It is not unusual for an attorney to review a motor vehicle accident case in which the individual who is injured and wishes to pursue a claim tells one story of how the accident too place and the driver who would be the defendant in the case tells a completely different story - always one in which he or she is not at fault and is not liable for the accident. This happens even when the would-be defendant has insurance that would sufficiently cover the range the settlement or verdict is likely to fall in. So the motive is never really clear. It is up to the attorney who reviews the case on behalf of the injured individual to determine what evidence, if any, exists that they can use to disprove the version of the accident told by the would-be defendant.
Consider the example provided by the following two cases:
Case 1:
The driver in this motor vehicle accident hit a 75 year old man as he was crossing the street. The driver was driving a van at the time of the accident. He claimed that the man came out abruptly from the middle of two cars that were parked at the side of the street and that the man actually ran into the can causing damage to the side. The male pedestrian was crossing the street in order to return to his car which was double parked. He sustained a fracture to his shoulder, a fracture to his collarbone, and a fracture to his ankle. He required screws and a metal plate inserted into his ankle. An active man prior to the accident his life changed greatly after.
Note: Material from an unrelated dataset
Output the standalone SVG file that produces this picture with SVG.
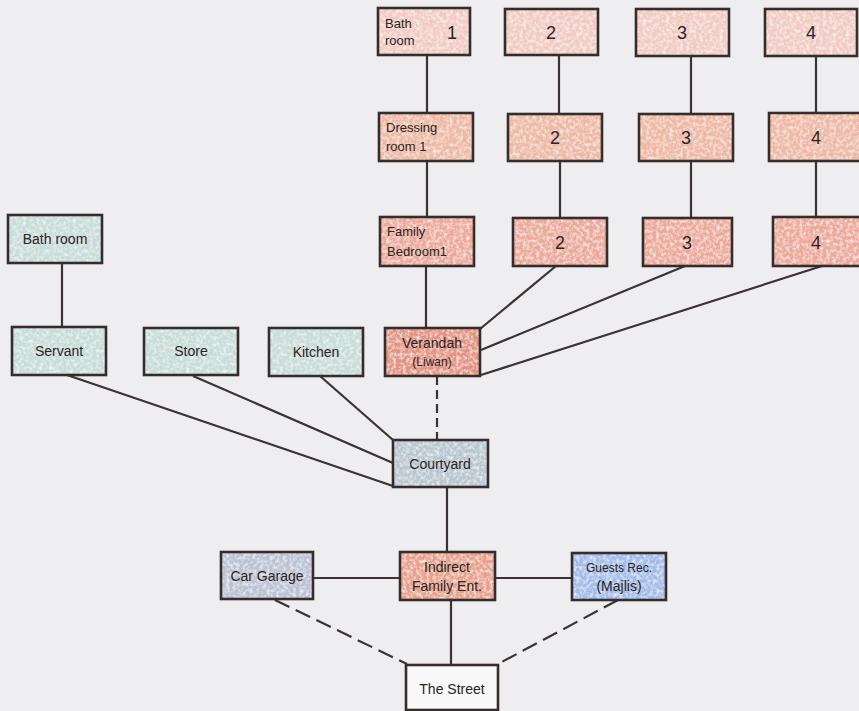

The law firm that represented the pedestrian requested that the defense produce evidence of the damage to the side of the van claimed by the driver. The only damage that was documented was a cracked windshield - consistent with the front of the van striking pedestrian and inconsistent with the pedestrian hitting the side of the van. Still, the defendant's insurance company refused to settle the case. The law firm representing the pedestrian reported that it went forward to trial where it achieved a $475,000 verdict for the pedestrian.
Case 2:
The driver in this motor vehicle accident was stopped for a red light before proceeding into the intersection and hitting a pedestrian who was in a crosswalk at the intersection. The driver claimed that the light had turned green before he drove his vehicle into the intersection. He even identified two witnesses who said the driver's light was green at the time of the accident. The pedestrian who was hit ended up with a fracture to the back of the skull. She also had bleeding of the brain.
She was 71 years old. She was in the middle of the crosswalk when the vehicle hit her. Her position was that she had a go signal at the time she starting walking across the crosswalk and that it began flashing red after she was already in the crosswalk.
The law firm that represented the pedestrian did not need to rebut the witnesses produced by the driver. All they had to do was to convince the driver's insurance company adjuster that the driver was at fault even if his claim that the light had turned green before he drove into the crosswalk were true they faced a significant risk of an adverse verdict at trial. The driver was in effect claiming that as long as he had a green light he had the right to not pay attention to the road in front of him and had the right to hit a pedestrian in his way rather than waiting for the pedestrian to finish crossing the crosswalk before proceeding. The law firm reported that the insurance company settled for $300,000, the full limit of the van's insurance coverage.
The cases above are just two examples of how hard defendants will try to avoid responsibility for an accident, even when they have sufficient insurance to cover them. Sometimes they simply view the facts from a perspective that clears them of fault. Sometimes they remember the accident different from how it actually happened. Sometimes they just plain lie.
To make matters worse, insurance company adjusters seem all to ready to take their insured's version of the accident at face value and to totally discount the injured victim's version. Statistically, this makes sense especially when there are no witnesses. Deny enough claims and some of them will settle for nuisance value. Of those that do not, if the defense wins half those cases at trial the insurance companies will save millions each year.
Deciding whether to retain an accident reconstruction expert for a case is a matter of judgment. For some cases, it is absolutely necessary such as when the lack of an expert would make it impossible for the jury to understand how the accident occurred. There are factors that can make a difference in the way motor vehicles move that cannot be taken into account merely using the average person's experience and common sense. An accident reconstruction expert is necessary if without the testimony of one the jury would not be able to understand how the accident actually happened and the value of the case merits the expense.
When it is not necessary it may be better to let the jury go through the evidence and see through the story told by the defendant.